Para cambiar de tema le pregunté si el dormitorio tenía alguna puerta secreta aunque solo fuera para ir al baño. "No, qué va, entonces eran bastante guarros, gastaban el orinal. ¿Quiere verlo?".

Yo había visto en la tienda de souvenirs del museo un tintero con pluma de ave y tinta Victor Hugo, por 12 euros. El empleado me dijo que a lo mejor fabrican el orinal de Victor Hugo. Sería una buena idea (lo dijo en serio, creo) pero me aconsejaba que dejara por escrito esa sugerencia.

Después di una vuelta completa a la hermosa plaza de Les Vosgues. En la antigüedad había sido un mercado de caballos. Luego fue una fábrica de seda. Y luego, un rey la convirtió en plaza Real, edificando un pabellón para sí mismo y otro para su esposa enfrente. Con la Revolución rodaron algunas cabezas que irían a parar donde ahora están las mesas de las terrazas de los cafés, y sus respectivas colas.

Estaba muerto de hambre y me metí en un restorán con menos cola que otros, llamado Le Bucheron. Lo servían camareras chinas pero la cocina era italiana. Muy cerca tocaban una veintena de músicos sus instrumentos de cuerda. Una chica pasaba el plato y vendía por 18 euros un CD con la música que interpretaban. Le pregunté si eran músicos independientes o pertenecían a alguna ONG o algo así. "Unos vamos por libres, otros se unen del conservatorio y otros son desechos de orquestas donde no pagaban". Entonces le compré el disco y me quedé un poco a oírlos.

Ya en Le Bucheron la camarera china me colocó en una mesa de un rincón, que son siempre las mejores. Y allí, sorteando la cola, me trajo espagueti con tomate y unas misteriosas tijeras de corte y confección. ¿Eran para cortar la pasta a trozos o para defenderme de los invasores que empujaban en las colas?

"Señor, las tijeras no son ni para una cosa ni para la otra; son para que usted vaya cortando a su gusto la albahaca de esta macetita, y la mezcle con el espagueti", dijo la china.

Miré alrededor.
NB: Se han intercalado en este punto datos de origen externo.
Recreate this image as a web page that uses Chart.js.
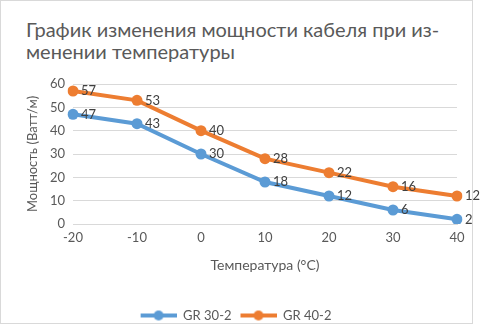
<!DOCTYPE html>
<html>
<head>
<meta charset="utf-8">
<script src="https://cdn.jsdelivr.net/npm/chart.js@4"></script>
<style>
  html, body { margin: 0; padding: 0; background: #fff; }
  #wrap { position: relative; width: 480px; height: 327px; }
  #frame { position: absolute; left: 0; top: 0; width: 473px; height: 324px; border: 1px solid #d9d9d9; box-sizing: border-box; }
  #title { position: absolute; left: 26px; top: 18px; font-family: Lato, "Open Sans", sans-serif; font-size: 20px; line-height: 22px; color: #595959; }
  canvas { position: absolute; left: 0; top: 0; }
</style>
</head>
<body>
<div id="wrap">
  <div id="frame"></div>
  <div id="title">График изменения мощности кабеля при из-<br>менении температуры</div>
  <canvas id="chart" width="480" height="327"></canvas>
</div>
<script>
// Данные графика
const temperatures = ['-20', '-10', '0', '10', '20', '30', '40'];
const gr30 = [47, 43, 30, 18, 12, 6, 2];
const gr40 = [57, 53, 40, 28, 22, 16, 12];
const seriesNames = ['GR 30-2', 'GR 40-2'];
const yTicks = [0, 10, 20, 30, 40, 50, 60];

const colors = ['#5b9bd5', '#ed7d31'];
const textColor = '#595959';
const fontFamily = 'Lato, "Open Sans", sans-serif';

// Значок легенды: линия с точкой (слева 6px пустого места как отступ)
const legendMarker = (color) => {
    const c = document.createElement('canvas');
    c.width = 42;
    c.height = 12;
    const g = c.getContext('2d');
    g.strokeStyle = color;
    g.lineWidth = 4;
    g.beginPath();
    g.moveTo(6, 6);
    g.lineTo(42, 6);
    g.stroke();
    g.fillStyle = color;
    g.beginPath();
    g.arc(24, 6, 5, 0, Math.PI * 2);
    g.fill();
    return c;
};

// Подписи значений справа от точек
const valueLabels = {
    id: 'valueLabels',
    afterDatasetsDraw(chart) {
        const ctx = chart.ctx;
        ctx.save();
        ctx.fillStyle = '#404040';
        ctx.font = '13px ' + fontFamily;
        ctx.textAlign = 'left';
        ctx.textBaseline = 'middle';
        chart.data.datasets.forEach((ds, i) => {
            chart.getDatasetMeta(i).data.forEach((pt, j) => {
                ctx.fillText(ds.data[j], pt.x + 8, pt.y);
            });
        });
        ctx.restore();
    }
};

// Сдвиг легенды чуть влево, как в оригинале
const shiftLegend = {
    id: 'shiftLegend',
    afterLayout(chart) {
        chart.legend.left -= 8;
        chart.legend.right -= 8;
    }
};

const makeDataset = (i, values) => ({
    label: seriesNames[i],
    data: values,
    borderColor: colors[i],
    backgroundColor: colors[i],
    borderWidth: 4,
    pointRadius: 5.5,
    pointBorderWidth: 0,
    pointStyle: 'circle',
    tension: 0
});

new Chart(document.getElementById('chart').getContext('2d'), {
    type: 'line',
    data: {
        labels: temperatures,
        datasets: [makeDataset(0, gr30), makeDataset(1, gr40)]
    },
    options: {
        responsive: false,
        animation: false,
        layout: { padding: { top: 84, left: 25, right: 23, bottom: -5 } },
        plugins: {
            title: { display: false },
            tooltip: { enabled: false },
            legend: {
                position: 'bottom',
                labels: {
                    color: textColor,
                    font: { family: fontFamily, size: 13 },
                    usePointStyle: true,
                    pointStyleWidth: 42,
                    padding: 3,
                    generateLabels(chart) {
                        return chart.data.datasets.map((ds, i) => ({
                            text: ds.label,
                            fontColor: textColor,
                            pointStyle: legendMarker(colors[i]),
                            datasetIndex: i,
                            hidden: false,
                            lineWidth: 0
                        }));
                    }
                }
            }
        },
        scales: {
            x: {
                type: 'category',
                offset: false,
                grid: { display: false, drawTicks: false },
                border: { color: '#d9d9d9', width: 1 },
                ticks: { color: textColor, font: { family: fontFamily, size: 13 }, padding: 6, maxRotation: 0 },
                title: { display: true, text: 'Температура (°C)', color: textColor, font: { family: fontFamily, size: 14 }, padding: { top: 10, bottom: 32 } },
                afterFit(scale) { scale.height = 82; }
            },
            y: {
                min: 0,
                max: 60,
                afterBuildTicks(scale) { scale.ticks = yTicks.map(v => ({ value: v })); },
                grid: { color: '#d9d9d9', drawTicks: false },
                border: { display: false },
                ticks: { color: textColor, font: { family: fontFamily, size: 13 }, padding: 8 },
                title: { display: true, text: 'Мощность (Ватт/м)', color: textColor, font: { family: fontFamily, size: 13 }, padding: 0 },
                afterFit(scale) { scale.width = 48; }
            }
        }
    },
    plugins: [valueLabels, shiftLegend]
});
</script>
</body>
</html>
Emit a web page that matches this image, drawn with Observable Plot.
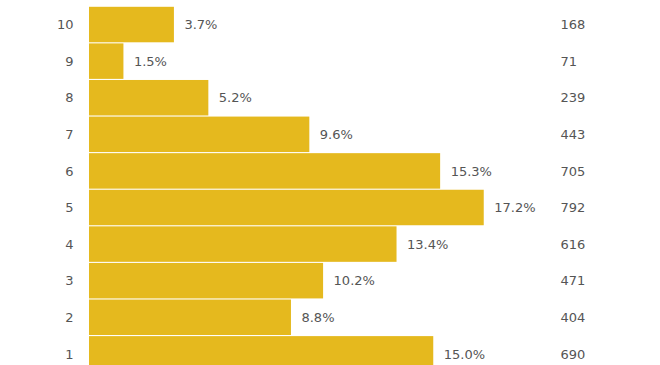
<!DOCTYPE html>
<html>
<head>
<meta charset="utf-8">
<script src="https://cdn.jsdelivr.net/npm/d3@7"></script>
<script src="https://cdn.jsdelivr.net/npm/@observablehq/plot@0.6"></script>
<style>
  html, body { margin: 0; padding: 0; background: #fff; }
  svg { display: block; }
</style>
</head>
<body>
<div id="chart"></div>
<script>
const scores = ["10", "9", "8", "7", "6", "5", "4", "3", "2", "1"];
const percents = [3.7, 1.5, 5.2, 9.6, 15.3, 17.2, 13.4, 10.2, 8.8, 15.0];
const counts = [168, 71, 239, 443, 705, 792, 616, 471, 404, 690];

const data = scores.map((s, i) => ({score: s, pct: percents[i], count: counts[i]}));

const chart = Plot.plot({
  width: 660,
  height: 365,
  marginLeft: 89,
  marginRight: 0,
  marginTop: 0,
  marginBottom: 0,
  style: {fontFamily: "'DejaVu Sans', Verdana, sans-serif", fontSize: "13px", color: "#555"},
  x: {domain: [0, 100], range: [89, 89 + 2295], axis: null},
  y: {domain: scores, range: [5.7, 372.7], padding: 0.03, round: false, label: null, tickSize: 0, tickPadding: 16},
  marks: [
    Plot.barX(data, {y: "score", x: "pct", fill: "#E5B91E"}),
    Plot.text(data, {y: "score", x: "pct", text: d => d.pct.toFixed(1) + "%", textAnchor: "start", dx: 10, fill: "#555", fontSize: 13}),
    Plot.text(data, {y: "score", text: d => String(d.count), frameAnchor: "right", textAnchor: "start", dx: -100, fill: "#555", fontSize: 13}),
    Plot.axisY({tickSize: 0, tickPadding: 16, fontSize: 13, fill: "#555", label: null})
  ]
});
document.getElementById("chart").appendChild(chart);
</script>
</body>
</html>
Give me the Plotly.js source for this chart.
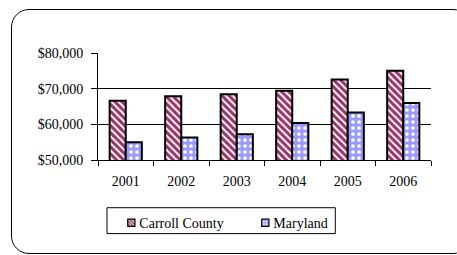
<!DOCTYPE html>
<html>
<head>
<meta charset="utf-8">
<script src="https://cdn.plot.ly/plotly-3.0.1.min.js"></script>
<style>
  html, body { margin: 0; padding: 0; background: #fff; overflow: hidden; }
  #wrap { position: relative; width: 457px; height: 255px; overflow: hidden; }
  #frame { position: absolute; left: 11px; top: 9px; width: 460px; height: 245px;
           border: 1.5px solid #000; border-radius: 18px; box-sizing: border-box; }
  #chart { position: absolute; left: 0; top: 0; width: 457px; height: 255px; }
</style>
</head>
<body>
<div id="wrap">
  <div id="frame"></div>
  <div id="chart"></div>
</div>
<script>
const years = ["2001", "2002", "2003", "2004", "2005", "2006"];
const carrollCounty = [66600, 67900, 68400, 69400, 72600, 75000];
const maryland = [55000, 56300, 57200, 60400, 63300, 66000];
const yTickVals = [50000, 60000, 70000, 80000];
const yTickText = ["$50,000", "$60,000", "$70,000", "$80,000"];

const traces = [
  {
    type: "bar", name: "Carroll County", x: years, y: carrollCounty,
    marker: {
      color: "#993366",
      line: { color: "#000", width: 2 },
      pattern: { shape: "\\", bgcolor: "#993366", fgcolor: "#ffffff", fgopacity: 1, size: 5, solidity: 0.4 }
    }
  },
  {
    type: "bar", name: "Maryland", x: years, y: maryland,
    marker: {
      color: "#9999ff",
      line: { color: "#000", width: 2 },
      pattern: { shape: ".", bgcolor: "#9999ff", fgcolor: "#ffffff", fgopacity: 1, size: 6, solidity: 0.3 }
    }
  }
];

const layout = {
  width: 457, height: 255,
  margin: { l: 98, r: 26, t: 53, b: 95 },
  paper_bgcolor: "rgba(0,0,0,0)",
  plot_bgcolor: "rgba(0,0,0,0)",
  font: { family: "Liberation Serif", size: 14, color: "#000" },
  barmode: "group",
  bargap: 0.42,
  bargroupgap: 0,
  showlegend: true,
  legend: {
    orientation: "h", x: 0.004, xanchor: "left", y: -0.59, yanchor: "middle",
    borderwidth: 0, bgcolor: "rgba(0,0,0,0)", entrywidth: 89, entrywidthmode: "pixels",
    font: { size: 14 }, itemwidth: 30, traceorder: "normal"
  },
  shapes: [
    { type: "rect", xref: "paper", yref: "paper", x0: 0.027, x1: 0.7126, y0: -0.688, y1: -0.446,
      line: { color: "#000", width: 1 }, fillcolor: "rgba(0,0,0,0)" }
  ],
  xaxis: {
    type: "category", showline: true, linecolor: "#000", linewidth: 1,
    ticks: "outside", tickson: "boundaries", ticklen: 5, tickcolor: "#000",
    ticklabelstandoff: 8, showgrid: false, zeroline: false, fixedrange: true
  },
  yaxis: {
    range: [50000, 80000], tickvals: yTickVals, ticktext: yTickText,
    showline: true, linecolor: "#000", linewidth: 1,
    ticks: "outside", ticklen: 6, tickcolor: "#000", ticklabelstandoff: 5,
    showgrid: true, gridcolor: "#000", gridwidth: 1, zeroline: false, fixedrange: true
  }
};

Plotly.newPlot("chart", traces, layout, { displayModeBar: false, staticPlot: true }).then(function (gd) {
  gd.querySelectorAll(".legend .legendpoints path").forEach(function (p) {
    p.setAttribute("transform", "translate(32,0) scale(0.6)");
  });
});
</script>
</body>
</html>
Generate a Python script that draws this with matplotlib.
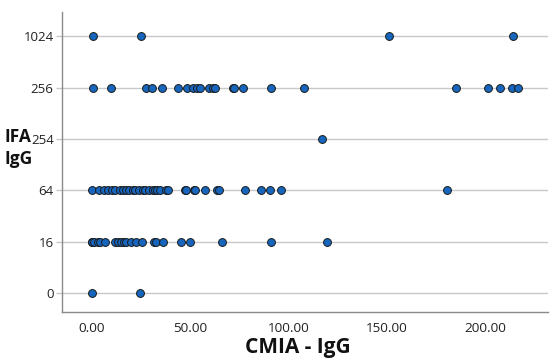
import matplotlib
matplotlib.use("Agg")
import matplotlib.pyplot as plt

plt.rcParams['font.family'] = ['Open Sans', 'DejaVu Sans']

categories = ['0', '16', '64', '254', '256', '1024']
x_ticks = [0, 50, 100, 150, 200]
x_tick_labels = ['0.00', '50.00', '100.00', '150.00', '200.00']

vals_0 = [0.5, 24.5]
vals_16 = [0, 0.5, 1.5, 3.1, 4.1, 6.6, 11.7, 13.3, 14.8, 16.3, 17.3, 19.9,
           22.4, 25.5, 31.6, 32.7, 36.2, 45.4, 50.0, 66.3, 91.3, 119.9]
vals_64 = [0, 3.6, 6.1, 8.2, 10.2, 11.7, 14.3, 15.8, 17.3, 18.9, 20.9, 21.9,
           24.0, 26.0, 27.0, 29.1, 31.1, 32.1, 33.2, 34.7, 37.8, 38.8, 47.4,
           48.0, 52.0, 52.6, 57.7, 63.8, 64.8, 78.1, 86.2, 90.8, 96.4, 180.6]
vals_254 = [117.3]
vals_256 = [1.0, 9.7, 27.6, 30.6, 35.7, 43.9, 48.5, 51.5, 53.6, 55.1, 59.7,
            61.7, 62.8, 71.9, 72.4, 77.0, 91.3, 108.2, 185.2, 201.5, 207.7,
            213.8, 216.8]
vals_1024 = [1.0, 25.0, 151.0, 214.3]

series = [vals_0, vals_16, vals_64, vals_254, vals_256, vals_1024]

fig = plt.figure(figsize=(5.5, 3.61), dpi=100)
ax = fig.add_axes([62/550, 1-312/361, (548-62)/550, (312-12)/361])

for i, vals in enumerate(series):
    ax.scatter(vals, [i]*len(vals), s=32, c='#1765bd', edgecolors='#1a1a1a',
               linewidths=0.7, zorder=3)

ax.set_xlim(-15, 232)
ax.set_ylim(-0.37, 5.47)
ax.set_yticks(range(len(categories)))
ax.set_yticklabels(categories)
ax.set_xticks(x_ticks)
ax.set_xticklabels(x_tick_labels)

ax.grid(axis='y', color='#c8c8c8', linewidth=1.0, zorder=0)
ax.set_axisbelow(True)
for s in ['top', 'right']:
    ax.spines[s].set_visible(False)
for s in ['left', 'bottom']:
    ax.spines[s].set_color('#8a8a8a')
    ax.spines[s].set_linewidth(1.0)

ax.tick_params(axis='x', length=0, pad=7, labelsize=9.7, labelcolor='#222222')
ax.tick_params(axis='y', length=4.5, width=1.0, color='#c8c8c8', pad=1.5,
               labelsize=9.5, labelcolor='#222222')

fig.text(4/550, 1-148/361, 'IFA\nIgG', ha='left', va='center',
         fontsize=12.5, fontweight='bold', linespacing=1.25, color='#111111')
fig.text(298/550, 1-347/361, 'CMIA - IgG', ha='center', va='center',
         fontsize=15, fontweight='bold', color='#111111')

fig.savefig('out.png', dpi=100)
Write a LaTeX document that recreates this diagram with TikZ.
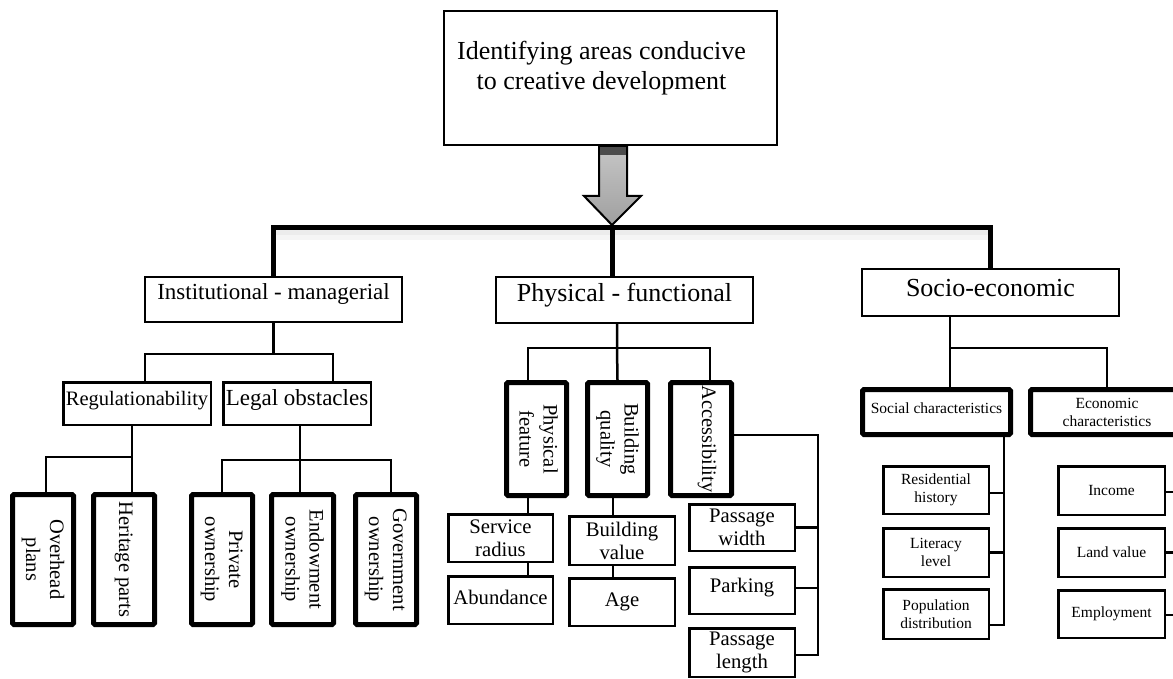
\documentclass[tikz,border=0pt]{standalone}
\usepackage{fontspec}
\usepackage{graphicx}
\setmainfont{Liberation Serif}
\usetikzlibrary{calc}
\newcommand\setfs[2]{\fontsize{#1}{#2}\selectfont}
\newcommand\upby[2]{\raisebox{#1}[\height][\depth]{#2}}
\newcommand\vtext[1]{\rotatebox{-90}{\begin{tabular}{@{}c@{}}#1\end{tabular}}}
\begin{document}
\begin{tikzpicture}[x=1pt,y=-1pt,
  hd/.style={draw, line width=2pt, inner sep=0pt, align=center, minimum width=257pt},
  bx/.style={draw, line width=2.5pt, inner sep=0pt, align=center, font=\setfs{20.7}{23}},
  sbx/.style={draw, line width=2.5pt, inner sep=0pt, align=center, font=\setfs{15.5}{18}},
  tk/.style={draw, line width=5pt, inner sep=0pt, rounded corners=1.5pt, align=center, font=\setfs{20.5}{24}},
  ln/.style={line width=2.5pt},
  barline/.style={line width=5pt},
]
\useasboundingbox (0,0) rectangle (1173,679);
\clip (0,0) rectangle (1173,679);

% top
\node[hd, minimum width=333pt, minimum height=134pt] (top) at (610.5,78) {};
\node[font=\setfs{26}{30}, align=center, inner sep=0pt] (toptxt) at (601.5,68) {Identifying areas conducive\\to creative development};

% level 1
\node[hd, minimum height=45pt, font=\setfs{23}{27}] (inst) at (273.5,299.5) {\upby{5pt}{Institutional - managerial}};
\node[hd, minimum height=46pt, font=\setfs{26}{30}] (phys) at (624.5,300) {\upby{5pt}{Physical - functional}};
\node[hd, minimum height=47pt, font=\setfs{26}{30}] (socio) at (990.5,292.5) {\upby{4pt}{Socio-economic}};

\coordinate (hub) at (612.5,228);
\draw[gray!8, line width=10pt] ([yshift=-7pt]inst.north |- hub) -- ([yshift=-7pt]socio.north |- hub);
\draw[gray!15, line width=5pt] ([yshift=-5pt]inst.north |- hub) -- ([yshift=-5pt]socio.north |- hub);
\draw[barline] (inst.north) |- (hub) -| (socio.north);
\draw[barline] (hub) -- (hub |- phys.north);

% arrow
\shade[top color=gray!45, bottom color=gray!75, draw=black, line width=2pt, line join=miter]
  (599,147) -- (627,147) -- (627,196) -- (641,196) -- (612,225) -- (584,196) -- (599,196) -- cycle;
\fill[gray!60!black] (600,147) rectangle (626,155);

% institutional subtree
\node[bx, font=\setfs{20.5}{24}, minimum width=147.5pt, minimum height=42.5pt] (reg) at (137,403.5) {\upby{3pt}{Regulationability}};
\node[bx, font=\setfs{23}{27}, minimum width=147.5pt, minimum height=42.5pt] (legal) at (297,403.5) {\upby{3pt}{Legal obstacles}};
\node[tk, minimum width=61pt, minimum height=130pt] (overhead) at (43,559.5) {\vtext{Overhead\\plans}};
\node[tk, minimum width=61pt, minimum height=130pt] (heritage) at (124,559.5) {\vtext{Heritage parts}};
\node[tk, minimum width=61pt, minimum height=130pt] (private) at (222,559.5) {\vtext{Private\\ownership}};
\node[tk, minimum width=62pt, minimum height=130pt] (endow) at (302.5,559.5) {\vtext{Endowment\\ownership}};
\node[tk, minimum width=61pt, minimum height=130pt] (govt) at (386,559.5) {\vtext{Government\\ownership}};

\draw[ln] (inst.south) -- ++(0,31) coordinate (ij);
\draw[ln] ([xshift=8pt]reg.north) |- (ij) -| ([xshift=36pt]legal.north);
\draw[ln] ([xshift=-5pt]reg.south) -- ++(0,31) coordinate (rj) -- ([xshift=8pt]heritage.north);
\draw[ln] ([xshift=3pt]overhead.north) |- (rj);
\draw[ln] ([xshift=3pt]legal.south) -- ++(0,34) coordinate (lj) -- ([xshift=-2.5pt]endow.north);
\draw[ln] (private.north) |- (lj) -| ([xshift=5pt]govt.north);

% physical subtree
\node[tk, minimum width=60pt, minimum height=113pt] (pf) at (536.5,439) {\vtext{Physical\\feature}};
\node[tk, minimum width=60pt, minimum height=113pt] (bq) at (617.5,439) {\vtext{Building\\quality}};
\node[tk, minimum width=61pt, minimum height=113pt] (acc) at (701,439) {\rotatebox{-90}{\raisebox{6pt}[\height][\depth]{Accessibility}}};
\node[bx, minimum width=104.5pt, minimum height=47.5pt] (serv) at (500.5,538) {Service\\radius};
\node[bx, minimum width=104.5pt, minimum height=47.5pt] (abund) at (500.5,600) {\upby{3pt}{Abundance}};
\node[bx, minimum width=105.5pt, minimum height=48.5pt] (bv) at (622,540.5) {Building\\value};
\node[bx, minimum width=105.5pt, minimum height=47.5pt] (age) at (622,602) {Age};
\node[bx, minimum width=105.5pt, minimum height=46.5pt] (pw) at (742,527.5) {Passage\\width};
\node[bx, minimum width=105.5pt, minimum height=46.5pt] (park) at (742,590.5) {\upby{3pt}{Parking}};
\node[bx, minimum width=105.5pt, minimum height=48.5pt] (pl) at (742,652.5) {Passage\\length};

\draw[ln] ([xshift=-7.5pt]phys.south) -- ++(0,24) coordinate (pj) -- (bq.north);
\draw[ln] ([xshift=-8.5pt]pf.north) |- (pj) -| ([xshift=9pt]acc.north);
\draw[ln] ([xshift=-8.5pt]pf.south) -- ([xshift=27.5pt]serv.north);
\draw[ln] ([xshift=27.5pt]serv.south) -- ([xshift=27.5pt]abund.north);
\draw[ln] ([xshift=-4.5pt]bq.south) -- ([xshift=-9pt]bv.north);
\draw[ln] ([xshift=-9pt]bv.south) -- ([xshift=-9pt]age.north);
\draw[ln] ([yshift=4pt]acc.east) -- ++(84,0) coordinate (aj) |- ([yshift=-2.5pt]pl.east);
\draw[ln] (pw.east) -- (pw.east -| aj);
\draw[ln] ([yshift=2.5pt]park.east) -- ([yshift=2.5pt]park.east -| aj);

% socio subtree
\node[tk, font=\setfs{15.5}{18}, minimum width=148pt, minimum height=45pt] (social) at (936.5,412) {\upby{4pt}{Social characteristics}};
\node[tk, font=\setfs{15.5}{18}, minimum width=153pt, minimum height=45pt] (econ) at (1107,412) {Economic\\characteristics};
\node[sbx, minimum width=105.5pt, minimum height=47.5pt] (rh) at (936,490) {Residential\\history};
\node[sbx, minimum width=105.5pt, minimum height=48.5pt] (ll) at (936,552.5) {Literacy\\level};
\node[sbx, minimum width=105.5pt, minimum height=49.5pt] (pd) at (936,614) {Population\\distribution};
\node[sbx, minimum width=106.5pt, minimum height=48.5pt] (inc) at (1111.5,490.5) {Income};
\node[sbx, minimum width=106.5pt, minimum height=48.5pt] (land) at (1111.5,552.5) {Land value};
\node[sbx, minimum width=106.5pt, minimum height=47.5pt] (empl) at (1111.5,614) {Employment};

\draw[ln] ([xshift=-40.5pt]socio.south) -- ++(0,31) coordinate (sj) -- ([xshift=13.5pt]social.north);
\draw[ln] (sj) -| (econ.north);
\draw[ln] ([xshift=67.5pt]social.south) coordinate (sv) |- ([yshift=-11pt]pd.east);
\draw[ln] ([yshift=-3pt]rh.east) -- ([yshift=-3pt]rh.east -| sv);
\draw[ln] (ll.east) -- (ll.east -| sv);
\draw[ln] ([yshift=-1.5pt]inc.east) -- ++(12,0);
\draw[ln] (land.east) -- ++(12,0);
\draw[ln] ([yshift=-1pt]empl.east) -- ++(12,0);
\end{tikzpicture}
\end{document}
En efecto, otros comensales podaban sus propias macetas con las tijeras y lanzaban en sus platos de pasta las hojas troceadas de la albahaca mientras los de la cola se miraban el reloj.

Las colas reaparecieron nada más pisar la calle. Había frente a los cines, las tiendas, las galerías de arte, los cafés, los autobuses. Así que me puse en una, sin fijarme en cuál, convencido de que como todas las colas conducen a Roma con algo de suerte pronto me encontraré allí.